Ideas and Execution Magic Chart

Ideas vs Execution

There is an endless discussion in the startup community about the value of ideas versus the importance of execution. Here is a timeline showing Hacker News community submissions with the idea(s) keyword in the title:

I am no prophet, but I believe the future will most likely lean towards ideas because the cost of creating and operating a web company has been dramatically reduced. Soon marketing and sales services will be more affordable, making it easier to resolve the business puzzle.
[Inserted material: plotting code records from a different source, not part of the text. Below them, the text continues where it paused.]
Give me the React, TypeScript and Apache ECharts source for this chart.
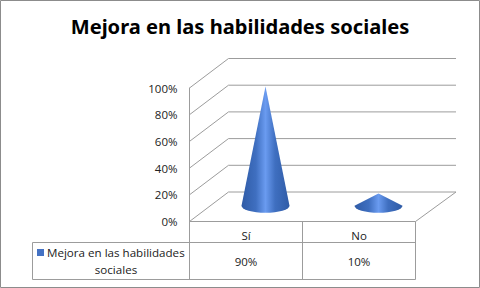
import React, { useEffect, useRef } from "react";
import * as echarts from "echarts";

const titleText = "Mejora en las habilidades sociales";
const categories = ["Sí", "No"];
const values = [0.9, 0.1];
const valueLabels = ["90%", "10%"];
const gridTicks = [0, 0.2, 0.4, 0.6, 0.8, 1];
const legendLines = ["Mejora en las habilidades", "sociales"];

const FONT = "'Open Sans', sans-serif";
const LINE = "#9c9c9c";
const DEPTH_X = 39;
const DEPTH_Y = -29.5;

export default function App() {
  const ref = useRef<HTMLDivElement>(null);
  useEffect(() => {
    const chart = echarts.init(ref.current!, null, { renderer: "svg" });
    const ln = { stroke: LINE, lineWidth: 1, fill: "none" };
    chart.setOption({
      animation: false,
      backgroundColor: "#fff",
      title: {
        text: titleText,
        left: "center",
        top: 11,
        textStyle: { fontFamily: "'Noto Sans', sans-serif", fontSize: 20.1, fontWeight: "bold", color: "#000" },
      },
      grid: { left: 189.5, right: 64.5, top: 88, bottom: 66.5 },
      xAxis: {
        type: "category",
        data: categories,
        axisLine: { show: false },
        axisTick: { show: false },
        axisLabel: { fontFamily: FONT, fontSize: 11.5, color: "#222", margin: 8 },
      },
      yAxis: {
        type: "value",
        min: 0,
        max: 1,
        interval: 0.2,
        axisLine: { show: true, lineStyle: { color: LINE } },
        axisTick: { show: false },
        splitLine: { show: false },
        axisLabel: {
          fontFamily: FONT,
          fontSize: 11.5,
          color: "#222",
          margin: 12,
          padding: [5, 0, 0, 0],
          formatter: (v: number) => Math.round(v * 100) + "%",
        },
      },
      series: [
        {
          type: "custom",
          coordinateSystem: "cartesian2d",
          data: gridTicks.map((t) => [0, t]),
          silent: true,
          z: 1,
          renderItem: (params: any, api: any) => {
            const p = api.coord([0, api.value(1)]);
            const r = params.coordSys;
            const x0 = r.x;
            const x1 = r.x + DEPTH_X;
            const x2 = r.x + r.width + 40.5;
            const y1 = p[1] + DEPTH_Y;
            const children: any[] = [
              { type: "polyline", shape: { points: [[x0, p[1]], [x1, y1], [x2, y1]] }, style: ln },
            ];
            if (api.value(1) === 0) {
              children.push({
                type: "polyline",
                shape: { points: [[x0, p[1]], [r.x + r.width, p[1]], [x2, y1]] },
                style: ln,
              });
            }
            return { type: "group", children };
          },
        },
        {
          type: "custom",
          coordinateSystem: "cartesian2d",
          data: categories.map((c, i) => [c, values[i], valueLabels[i]]),
          z: 3,
          encode: { x: 0, y: 1 },
          renderItem: (params: any, api: any) => {
            const base = api.coord([params.dataIndex, 0]);
            const top = api.coord([params.dataIndex, api.value(1)]);
            const cx = base[0] + DEPTH_X / 2;
            const by = base[1] + DEPTH_Y / 2 - 1;
            const ay = top[1] + DEPTH_Y / 2;
            const rx = 24;
            const ry = 7;
            const d = `M${cx} ${ay}L${cx + rx} ${by}A${rx} ${ry} 0 0 1 ${cx - rx} ${by}Z`;
            return {
              type: "group",
              children: [
                {
                  type: "path",
                  shape: { pathData: d, layout: "cover", x: cx - rx, y: ay, width: 2 * rx, height: by + ry - ay },
                  style: {
                    fill: new echarts.graphic.LinearGradient(0, 0, 1, 0, [
                      { offset: 0, color: "#2f5ba6" },
                      { offset: 0.3, color: "#3f6fc0" },
                      { offset: 0.5, color: "#6a9bf0" },
                      { offset: 0.7, color: "#3f6fc0" },
                      { offset: 1, color: "#2f5ba6" },
                    ]),
                  },
                },
                {
                  type: "text",
                  style: {
                    text: api.value(2),
                    x: base[0],
                    y: 261,
                    align: "center",
                    verticalAlign: "middle",
                    font: `11.5px ${FONT}`,
                    fill: "#222",
                  },
                },
              ],
            };
          },
        },
      ],
      graphic: [
        { type: "rect", shape: { x: 0.5, y: 0.5, width: 479, height: 287 }, style: { fill: "none", stroke: "#8c8c8c", lineWidth: 1 } },
        { type: "line", shape: { x1: 189.5, y1: 221.5, x2: 189.5, y2: 279.5 }, style: ln },
        { type: "line", shape: { x1: 302.5, y1: 221.5, x2: 302.5, y2: 279.5 }, style: ln },
        { type: "line", shape: { x1: 415.5, y1: 221.5, x2: 415.5, y2: 279.5 }, style: ln },
        { type: "line", shape: { x1: 32.5, y1: 242.5, x2: 415.5, y2: 242.5 }, style: ln },
        { type: "line", shape: { x1: 32.5, y1: 279.5, x2: 415.5, y2: 279.5 }, style: ln },
        { type: "line", shape: { x1: 32.5, y1: 242.5, x2: 32.5, y2: 279.5 }, style: ln },
        { type: "rect", shape: { x: 37, y: 249, width: 7, height: 7 }, style: { fill: "#4472c4" } },
        {
          type: "text",
          style: { text: legendLines[0], x: 47, y: 252, verticalAlign: "middle", font: `11.6px ${FONT}`, fill: "#222" },
        },
        {
          type: "text",
          style: { text: legendLines[1], x: 116, y: 269, align: "center", verticalAlign: "middle", font: `11.6px ${FONT}`, fill: "#222" },
        },
      ],
    });
    return () => chart.dispose();
  }, []);
  return <div ref={ref} style={{ position: "fixed", left: 0, top: 0, width: 480, height: 288 }} />;
}
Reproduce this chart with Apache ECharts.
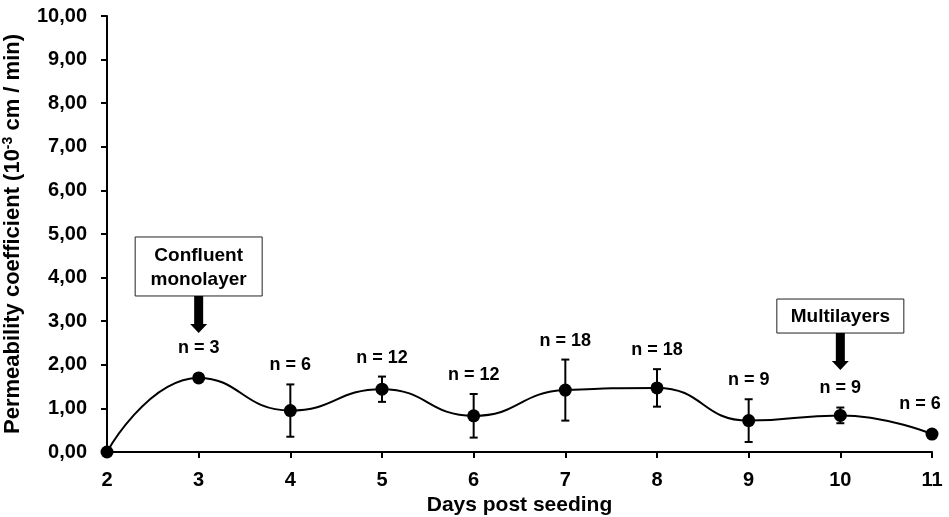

On the other hand, although following Joseph Schumpeter’s thinking, big companies have an advantage because they have more resources, they often prefer to follow the acquisition route after market natural selection instead of building risky projects from scratch. Entrepreneurs benefit from reduced competition in the initial phase of product development.

Magic Chart

This is an exercise, you must be objective to fill in your chart, and dabble in the black art of time estimation. The idea of the magic chart is to fill in a scatter plot chart. The x axis shows the time you expect it to take to execute the idea (you can limit it to development time first), and the y axis the potential of the idea. You can easily add other dimensions like cost, to the graph by using the size of the point plotted or colors. Add a vertical asymptote to the chart at the outside time limit which is feasible for you.

Here is my magic chart:

As you see it’s difficult to came up with ideas which can be executed in a short time and many of the ideas fall on an uncertainty beyond some time point. If you think that having a minimum viable product is key, then you must think very hard about how to reduce your product execution time, and this is an art more than a science. The need to generate profit is a serious constraint. Your idea may be excellent and your software may be used by millions of people, but you may lack a business model.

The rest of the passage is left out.